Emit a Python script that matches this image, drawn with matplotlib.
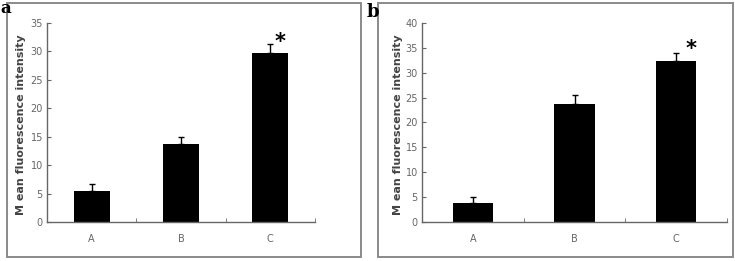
import numpy as np
import matplotlib.pyplot as plt
from matplotlib.patches import Rectangle

groups = ['A', 'B', 'C']

# panel a
mean_a = [5.5, 13.7, 29.7]
err_a = [1.1, 1.3, 1.6]
# panel b
mean_b = [3.8, 23.7, 32.3]
err_b = [1.3, 1.8, 1.6]

star_idx = 2
tick_font = ['Liberation Sans Narrow', 'DejaVu Sans']
grey = '#666666'

fig = plt.figure(figsize=(7.35, 2.61), dpi=100)

# outer frames of the two panels
for x0, x1 in [(7, 361), (378, 733)]:
    fig.patches.append(Rectangle((x0 / 735, 4 / 261), (x1 - x0) / 735, 254 / 261,
                                 transform=fig.transFigure, fill=False,
                                 edgecolor='#8a8a8a', lw=1.4))

fig.text(0.0, 1.0, 'a', fontsize=12, fontweight='bold', family='DejaVu Serif',
         va='top', ha='left')
fig.text(367 / 735, 1 - 3 / 261, 'b', fontsize=13, fontweight='bold', family='DejaVu Serif',
         va='top', ha='left')

panels = [
    (mean_a, err_a, 35, [47, 315], 21, 0.11, 0.3),
    (mean_b, err_b, 40, [422, 727], 398, 0.15, 0.8),
]

for means, errs, ymax, (xl, xr), ylab_x, star_dx, star_dy in panels:
    ax = fig.add_axes([xl / 735, 1 - 222 / 261, (xr - xl) / 735, 199 / 261])
    x = np.arange(len(groups))
    ax.bar(x, means, width=0.4, color='black', zorder=2)
    ax.errorbar(x, means, yerr=[np.zeros(len(errs)), errs], fmt='none',
                ecolor='black', elinewidth=1.0, capsize=2.2, capthick=1.0, zorder=3)
    ax.text(x[star_idx] + star_dx, means[star_idx] + errs[star_idx] + star_dy, '*',
            fontsize=15, fontweight='bold', ha='center', va='center', color='black')

    ax.set_xlim(-0.5, len(groups) - 0.5)
    ax.set_ylim(0, ymax)
    ax.set_yticks(np.arange(0, ymax + 1, 5))
    ax.set_xticks(x)
    ax.set_xticklabels(groups)
    ax.set_xticks(x + 0.5, minor=True)
    ax.tick_params(axis='x', which='major', length=0, pad=9, labelsize=7, labelcolor=grey)
    ax.tick_params(axis='x', which='minor', direction='in', length=3, color=grey)
    ax.tick_params(axis='y', direction='in', length=3, color=grey, labelsize=7,
                   labelcolor=grey, pad=3)
    for lab in ax.get_xticklabels() + ax.get_yticklabels():
        lab.set_family(tick_font)
    for s in ['top', 'right']:
        ax.spines[s].set_visible(False)
    for s in ['left', 'bottom']:
        ax.spines[s].set_color(grey)
        ax.spines[s].set_linewidth(1.0)

    fig.text(ylab_x / 735, 1 - 125 / 261, 'M ean fluorescence intensity', rotation=90,
             fontsize=8, fontweight='bold', color='#444444', ha='center', va='center')

fig.savefig('out.png', dpi=100)
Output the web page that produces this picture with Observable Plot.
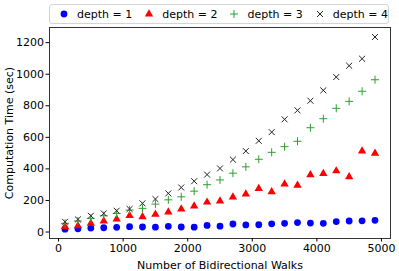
<!DOCTYPE html>
<html><head><meta charset="utf-8">
<script src="https://cdn.jsdelivr.net/npm/d3@7"></script>
<script src="https://cdn.jsdelivr.net/npm/@observablehq/plot@0.6"></script>
<style>
body{margin:0;background:#fff;}
#wrap{position:relative;width:399px;height:271px;font-family:"DejaVu Sans",sans-serif;}
#legend{position:absolute;left:49px;top:4px;width:340px;height:20px;box-sizing:border-box;border:1px solid #d4d4d4;border-radius:3px;background:#fff;display:flex;align-items:center;padding-left:10px;font-size:11px;color:#000;white-space:nowrap;}
#legend .item{display:flex;align-items:center;margin-right:13px;flex:none;}
#legend svg{margin-right:9px;overflow:visible;}
</style></head><body><div id="wrap"><div id="legend"></div></div>
<script>
const walks=[100,300,500,700,900,1100,1300,1500,1700,1900,2100,2300,2500,2700,2900,3100,3300,3500,3700,3900,4100,4300,4500,4700,4900];
const depth1=[18,20,25,27,30,34,32,31,36,32,31,42,37,51,45,46,52,55,60,57,55,66,70,71,74];
const depth2=[34,40,55,70,82,104,97,112,126,146,164,189,196,221,241,276,255,304,296,362,370,387,350,513,499];
const depth3=[55,70,87,103,118,139,150,177,204,223,259,300,330,373,413,461,505,541,575,661,718,784,828,892,965];
const depth4=[65,80,103,118,135,146,182,209,245,282,322,364,403,459,513,578,633,714,771,832,898,982,1054,1098,1236];
const seriesNames=["depth = 1","depth = 2","depth = 3","depth = 4"];
const xTicks=[0,1000,2000,3000,4000,5000];
const yTicks=[0,200,400,600,800,1000,1200];

const styles=[
  {symbol:"circle",fill:"#0000ff",stroke:"none",r:3.4},
  {symbol:"triangle",fill:"#ff0000",stroke:"none",r:3.1},
  {symbol:"plus",fill:"none",stroke:"#2ca02c",r:2.7},
  {symbol:"times",fill:"none",stroke:"#222",r:2.8}
];
const symFns=[d3.symbolCircle,d3.symbolTriangle,d3.symbolPlus,d3.symbolTimes];
const all=[depth1,depth2,depth3,depth4];
const tables=all.map(vals=>walks.map((w,i)=>({x:w,y:vals[i]})));

const marks=[Plot.frame({stroke:"#333",strokeWidth:1})];
tables.forEach((t,k)=>{
  const s=styles[k];
  marks.push(Plot.dot(t,{x:"x",y:"y",symbol:()=>s.symbol,r:s.r,fill:s.fill,stroke:s.stroke,strokeWidth:s.stroke==="none"?0:1}));
});
marks.push(Plot.axisX({ticks:xTicks,tickFormat:d3.format("d"),tickSize:3.5,tickPadding:2,label:"Number of Bidirectional Walks",labelAnchor:"center",labelOffset:30,labelArrow:"none",fontSize:11}));
marks.push(Plot.axisY({ticks:yTicks,tickFormat:d3.format("d"),tickSize:3.5,tickPadding:2,label:"Computation Time (sec)",labelAnchor:"center",labelOffset:44,labelArrow:"none",fontSize:11}));

const chart=Plot.plot({
  width:399,height:271,
  marginLeft:49,marginRight:9,marginTop:27,marginBottom:33,
  style:{fontFamily:"DejaVu Sans",fontSize:"11px",color:"#000",background:"#fff"},
  x:{domain:[-140,5140]},
  y:{domain:[-41,1296]},
  symbol:{type:"identity"},
  marks
});
const wrap=document.getElementById("wrap");
wrap.insertBefore(chart,wrap.firstChild);

const legend=document.getElementById("legend");
seriesNames.forEach((name,k)=>{
  const s=styles[k];
  const item=document.createElement("div");item.className="item";
  const svg=d3.create("svg").attr("width",8).attr("height",8);
  svg.append("path").attr("transform","translate(4,4)").attr("d",d3.symbol(symFns[k],Math.PI*s.r*s.r)())
    .attr("fill",s.fill).attr("stroke",s.stroke).attr("stroke-width",s.stroke==="none"?0:1);
  item.appendChild(svg.node());
  const span=document.createElement("span");span.textContent=name;item.appendChild(span);
  legend.appendChild(item);
});
</script>
</body></html>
####################
Description of the task
The required output is the exact run of lines from the start of the records through the line containing "ha='center', va='center', color='black')", both ends included, with no pictures.

Solved problem
Emit a Python script that matches this image, drawn with matplotlib.
import numpy as np
import matplotlib.pyplot as plt
from matplotlib.patches import Rectangle

groups = ['A', 'B', 'C']

# panel a
mean_a = [5.5, 13.7, 29.7]
err_a = [1.1, 1.3, 1.6]
# panel b
mean_b = [3.8, 23.7, 32.3]
err_b = [1.3, 1.8, 1.6]

star_idx = 2
tick_font = ['Liberation Sans Narrow', 'DejaVu Sans']
grey = '#666666'

fig = plt.figure(figsize=(7.35, 2.61), dpi=100)

# outer frames of the two panels
for x0, x1 in [(7, 361), (378, 733)]:
    fig.patches.append(Rectangle((x0 / 735, 4 / 261), (x1 - x0) / 735, 254 / 261,
                                 transform=fig.transFigure, fill=False,
                                 edgecolor='#8a8a8a', lw=1.4))

fig.text(0.0, 1.0, 'a', fontsize=12, fontweight='bold', family='DejaVu Serif',
         va='top', ha='left')
fig.text(367 / 735, 1 - 3 / 261, 'b', fontsize=13, fontweight='bold', family='DejaVu Serif',
         va='top', ha='left')

panels = [
    (mean_a, err_a, 35, [47, 315], 21, 0.11, 0.3),
    (mean_b, err_b, 40, [422, 727], 398, 0.15, 0.8),
]

for means, errs, ymax, (xl, xr), ylab_x, star_dx, star_dy in panels:
    ax = fig.add_axes([xl / 735, 1 - 222 / 261, (xr - xl) / 735, 199 / 261])
    x = np.arange(len(groups))
    ax.bar(x, means, width=0.4, color='black', zorder=2)
    ax.errorbar(x, means, yerr=[np.zeros(len(errs)), errs], fmt='none',
                ecolor='black', elinewidth=1.0, capsize=2.2, capthick=1.0, zorder=3)
    ax.text(x[star_idx] + star_dx, means[star_idx] + errs[star_idx] + star_dy, '*',
            fontsize=15, fontweight='bold', ha='center', va='center', color='black')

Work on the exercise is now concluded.